Monday, November 10, 2014

This Curiosity Called Pain


I’ve been contemplating this driving force of nature that simultaneously wrenches the earth and fuses it together. Pain, an anomaly that both constructs the heart into a watchtower and shrinks it into a hardened lump of matter until all that matters is the pain.
I know a man who drowns himself at the bottom of a bottle because of his pain.
I know a woman who is wounded with barbs, but instead of plucking them out so she may heal, she bristles like a porcupine to ward off future barbs.
You can get sucked into despair like a black hole and turn endlessly with no gravity to pull you back to ground.
 

I’ve been thinking that the solution to pain is not its absence, but hope. Hope, also an anomaly, is some sense of tangible intangibility that the pain will end. Pain becomes your greatest foe when there is not hope, because when pleasure is sucked from your surroundings and you are left with hopeless pain, what else is left to do but check out, or drink, or put a gun to your head?
 

I am grappling with my own pain. I let it in by the lake, when the sun glittered on the water and my eyes stung with tears and cold wind, and somehow I knew it would lead me to wholeness. Right now it follows me around, riding shotgun while I drive, keeping me awake at night, hovering while I clean and ever-looking for moments to thrust darts at my heart.
It’s been a long time since I experienced pain like this, but I embrace it afresh, because it makes me feel alive. It doesn’t make me grow resilient, or feel diminished. Rather, it heightens my awareness of the blood running through my veins, the throbbing of my heart.

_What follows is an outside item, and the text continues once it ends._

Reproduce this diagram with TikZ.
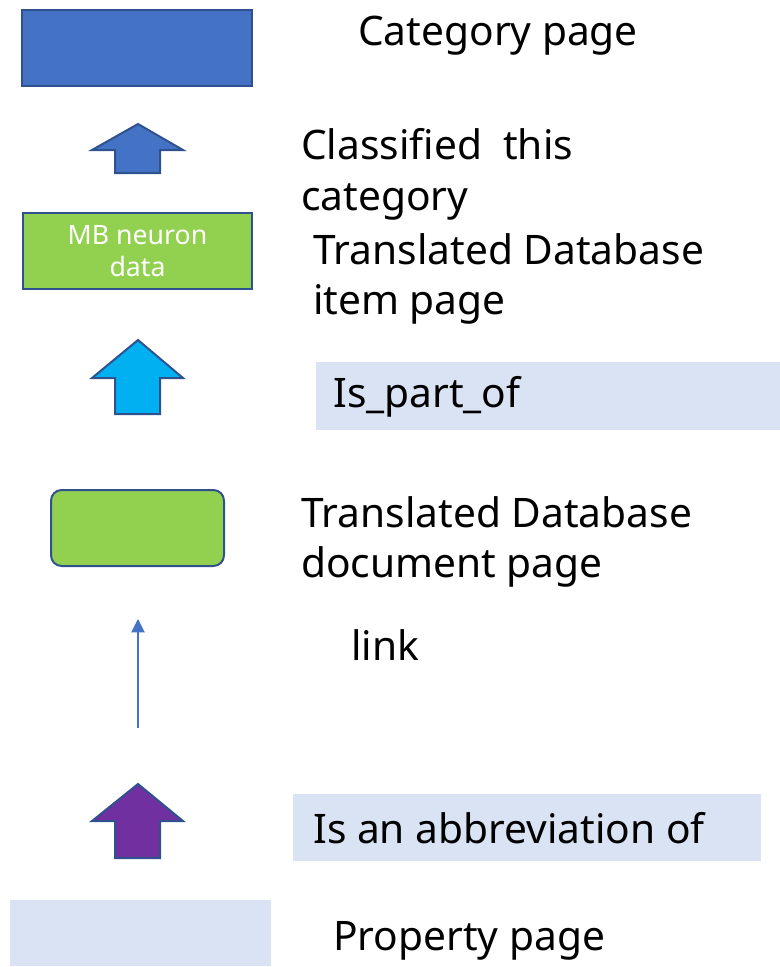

Why does pain make me aware that I am living? Why do I feel a strange sense of thriving amidst it?

I’ve been surmising that the reason I have never been to the hole of despair is because of an eternal hope burning in my belly, a ball of light that never goes out, of which pain can never loom large enough to snuff. I’ve been imagining a world where pain didn’t exist, a world prior to sin’s birth. Pain was never the intention of God. He promises to come back and restore us to the perfection of Eden, to conquer pain with finality. I think this must be the eternal hope.


I stopped thinking. I asked Jesus why I feel alive in pain, why it doesn’t make me want to die.

You always say that where there is life, there I am. The life you feel in pain is me.

Of course. Isn’t that the first thing I do in my pain, cry out to God to come to me? I never realized, all those times I encountered pain, that he came to be in it. Life. Hope.


I am musing about a God who comes to dwell in my pain. Jesus, after all, is not unacquainted with it. He is the life in my sorrow of this world, and the hope of a world restored.